Appendix A: Economic efficiency: optimality conditions

According to the utilitarian criterion, aggregate welfare Ψ (at time t=0) is defined as the sum of individual utilities:

$$ \varPsi = \sum_i s_i \bigl[ (1-\pi_i) \bar{N}_i + \bigl( \pi_i-\ell_i(0)\bigr) U_i + \ell_i(0) (W_i+J_i) \bigr], $$

(A.1)

where π _i =H(ξ _i ), ℓ _i (0) is the initial employment rate and \(\bar{N}_{i} =\int_{\xi_{i}}^{\infty} x H'(x)\,\mathrm{d}x/\allowbreak(1-\pi_{i})+z_{n}\) is average utility of inactive individuals. It can be shown that (A.1) is equal to

$$ \varPsi= \sum_i s_i \int_{0}^{\infty} \biggl\{\int _{\xi_i}^{\infty} x H'(x)\,\mathrm{d}x + \ell_i(t) p_i - \bigl(\pi_i- \ell_i(t)\bigr) p_i c \theta_i \biggr\} \mbox{e}^{-rt} \,\mbox{d}t, $$

(A.2)

where ℓ _i (t) evolves according to (1). The initial employment rates ℓ _i (0) are fixed and the problem of efficiency maximization consists in maximizing Ψ subject to

$$ \dot{\ell}_i(t) = \theta_i m( \theta_i)\pi_i - \bigl[q+\theta_i m( \theta_i)\bigr] \ell_i(t), \quad\pi_i = H( \xi_i), \quad\ell_i(0) = \ell_{i}^0 . $$

(A.3)

Consider first the optimal level of labor market tightness, denoted by \(\hat{\theta}_{i}\). According to the necessary conditions of the maximum principle, \(\hat{\theta}_{i}\) is the solution of²⁴

$$ \bigl[r+q+\theta_i m(\theta_i) \bigr]c/(1+\theta_i c) = m(\theta_i) \bigl[1-\eta( \theta_i)\bigr], $$

(A.4)

where η(θ _i )=|θ _i m′(θ _i )/m(θ _i )| is the absolute value of the elasticity of m(θ _i ).

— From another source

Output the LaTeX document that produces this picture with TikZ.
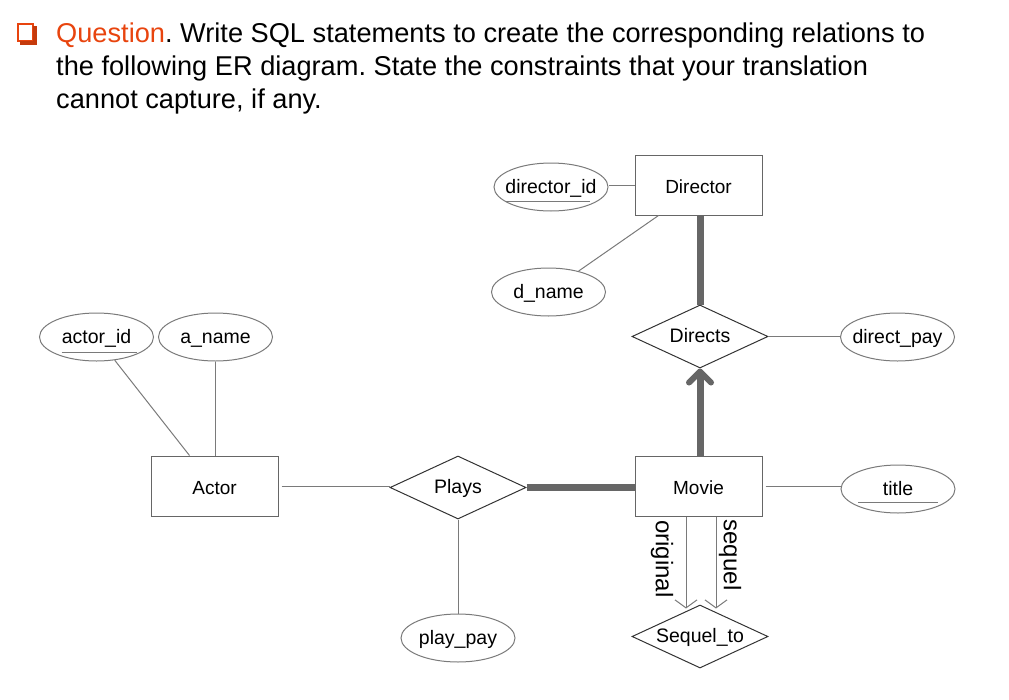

What policies can the government use to attain maximum efficiency? In the decentralized equilibrium, θ _i is determined by Eq. (16). Combining this equation with the optimality condition (A.4) and using (9) yields Eq. (21) in the main text.²⁵

Now turn to the optimal choice of labor market participation, denoted by \(\hat{\pi}_{i}=H(\hat{\xi}_{i})\). The optimal reservation level of the leisure parameter is given by \(\hat{\xi}_{i}=g_{i}(\hat{\theta}_{i})\), where g _i is derived from the following first-order condition, obtained by maximizing the Hamiltonian with respect to ξ _i :

$$ \xi_i = \frac{m(\theta_i)-(r+q)c}{r+q+\theta_i m(\theta_i)} p_i \theta_i \equiv g_i(\theta_i). $$

(A.5)

What policies are compatible with optimal participation rates? Combining (A.5) with the job creation condition (15) yields

$$ \xi_i = \frac{ \theta_i m(\theta_i)}{r+q+\theta_i m(\theta_i)} \ w_i (1+ \tau). $$

(A.6)

Comparison of (A.6) with the determination of ξ _i in the decentralized equilibrium (11) leads to the following condition:

$$ \tau w_i = z_w-z_n + \frac{r+q}{\theta_i m(\theta_i)} \ (z_u- z_n). $$

(A.7)

Equation (A.7) leads to the conclusion that a laissez-faire policy without government intervention ensures maximum efficiency with respect to the participation decision. As there are no externalities involved, this does not come as a surprise. A more interesting question is whether there exist other policies that can ensure an efficient outcome. To address this question more clearly, the government’s budget constraint has to be taken into account. Substituting (A.7) into the intertemporal budget constraint (14) yields condition (22) in the main text.